Entre anunciados esquecimentos e falsas promessas, uma pequena medida para desincentivar a eucaliptização do país está há três anos sem sair do papel. A taxa sobre “atividades económicas que utilizem, incorporem ou transformem, de forma intensiva, recursos florestais” foi inicialmente criada no Orçamento do Estado de 2019. Um ano depois, apesar de todo o país carregar a memória dos grandes incêndios de 2017, o Governo ainda não tinha concretizado a medida e a proposta de Orçamento do Estado de 2020 nada contemplava. Interpelado pelo Bloco de Esquerda a este respeito, o então ministro do ambiente, Matos Fernandes, evocou o esquecimento do seu ministério para justificar a ausência da medida, que veio a ser contemplada em processo de especialidade por iniciativa do Bloco. Apesar da previsão em Lei, já passaram mais dois anos e a medida nunca se concretizou.

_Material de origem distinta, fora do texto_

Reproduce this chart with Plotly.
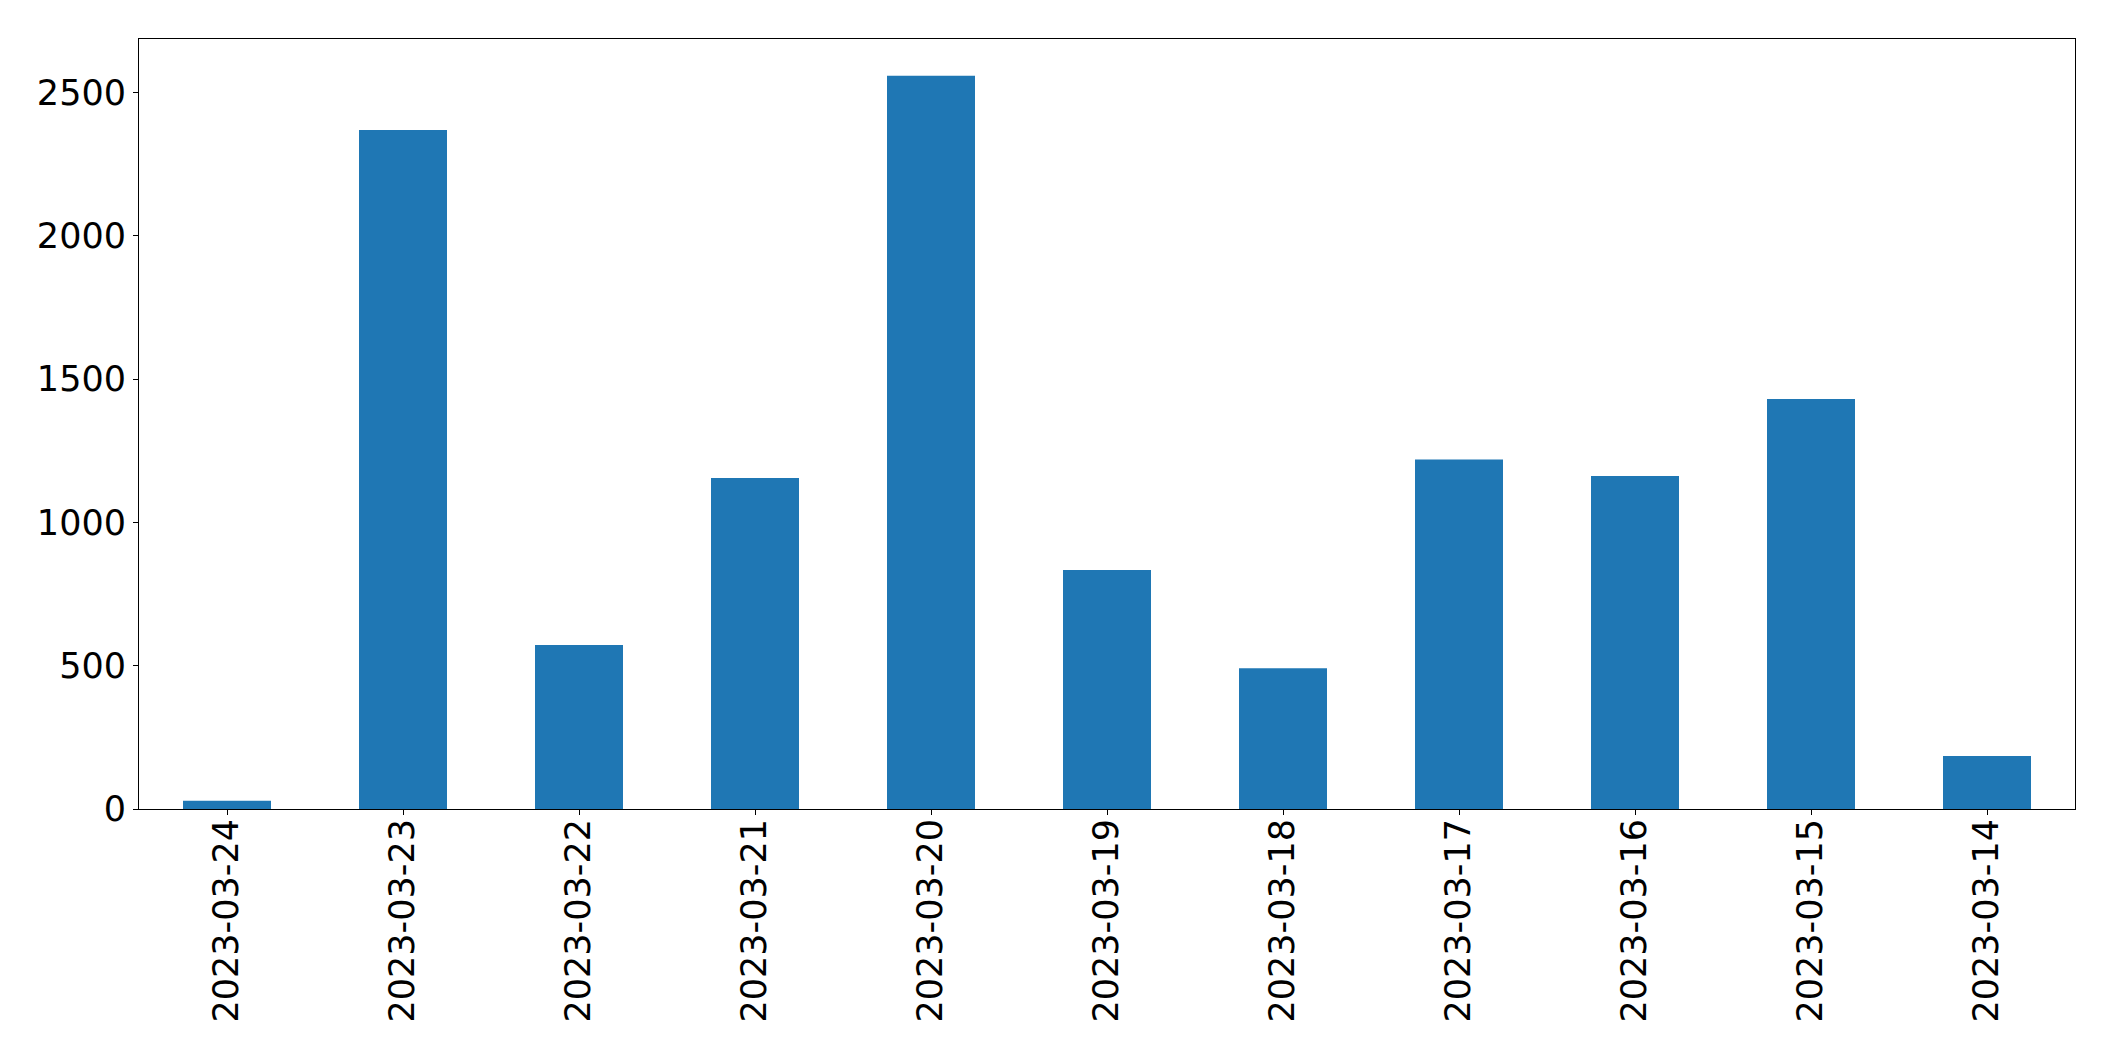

Hoje são sobejamente conhecidos os impactos negativos da uniformização paisagística de eucalipto e pinheiro bravo ao nível dos riscos de incêndio de grande dimensão e perigosidade, mas o Governo não quer enfrentar o lobby das industrias conexas a este flagelo. As suas políticas limitam-se à gestão de combustíveis e não apostam nada na mudança estrutural da floresta, ignorando a necessidade de implementar florestas mistas, que são mais adaptadas às alterações climáticas, prestam melhores serviços ecológicos e garantem maior diversificação da economia local. Para reduzir os riscos é preciso travar a monocultura garantindo uma mudança estrutural da floresta (1) e apoiar seriamente as pequenas agriculturas que garantem a fragmentação da floresta nos territórios mais vulneráveis (2). Para a primeira dimensão é necessário: rever os planos de ordenamento florestal (PROF) – alterar metas, deixar de considerar como prioritários os povoamentos puros de eucalipto, etc. – e, em vez de financiar, taxar os promotores da monocultura paisagística, desincentivando a prática e libertando dinheiro para investimento em florestas mistas e autóctones. Na segunda, é preciso que os dinheiros públicos, em especial os provenientes da PAC (agora em discussão), sejam redirecionados em função do interesse público de forma suficiente para travar o abandono da agricultura de minifúndio, em especial nas regiões centro e norte, reconhecendo justamente o seu papel na proteção contra incêndios e na atividade socioeconómica e ambiental.
Os Governos de António Costa têm demonstrado ser altamente permeáveis aos interesses da indústria e do grande agronegócio (para uns produtivista, para outros rentista). Enraizados nos ministérios e instalados na sombra do Estado, direta e indiretamente, são promotores de muitas vulnerabilidades do território a favor dos seus lucros.
A população portuguesa tem pago o preço desta permeabilidade da pior forma: perda de vidas e de bens materiais e ambientais gerada pelos incêndios; elevada fatia dos seus impostos (despesa pública) consumida no combate a incêndios e em medidas de atenuação que são sempre paliativas; maior despovoamento dos territórios rurais.
O novo Governo tomou posse e mais uma vez anunciou que a taxa das celuloses, novamente constante da proposta de Orçamento, em forma de “contribuição especial para a conservação dos recursos florestais”, será mesmo para aplicar, apontando até um prazo de 90 dias após a sua aprovação. Desconhecem-se os moldes da sua aplicação, que determinarão totalmente o seu resultado.
Vozes da promiscuidade já chegaram à praça pública: Francisco Gomes da Silva, Ex-Secretário de Estado das Florestas durante o Governo de Passos Coelho, Diretor Geral da Agroges – empresa com a qual o Governo de António Costa contratou a elaboração da ainda desconhecida Avaliação de Impacto Ambiental Estratégica da nova PAC – e atual Diretor Geral da CELPA – Associação da Indústria Papeleira, afirmou recentemente que tem a expectativa que a aplicação da taxa não se concretize. Decorridos estes anos, creio que qualquer pessoa tem esta expectativa sobre a ação do atual Governo, que pode voltar a “esquecer-se” ou regulamentar a medida de forma a que esta seja inócua.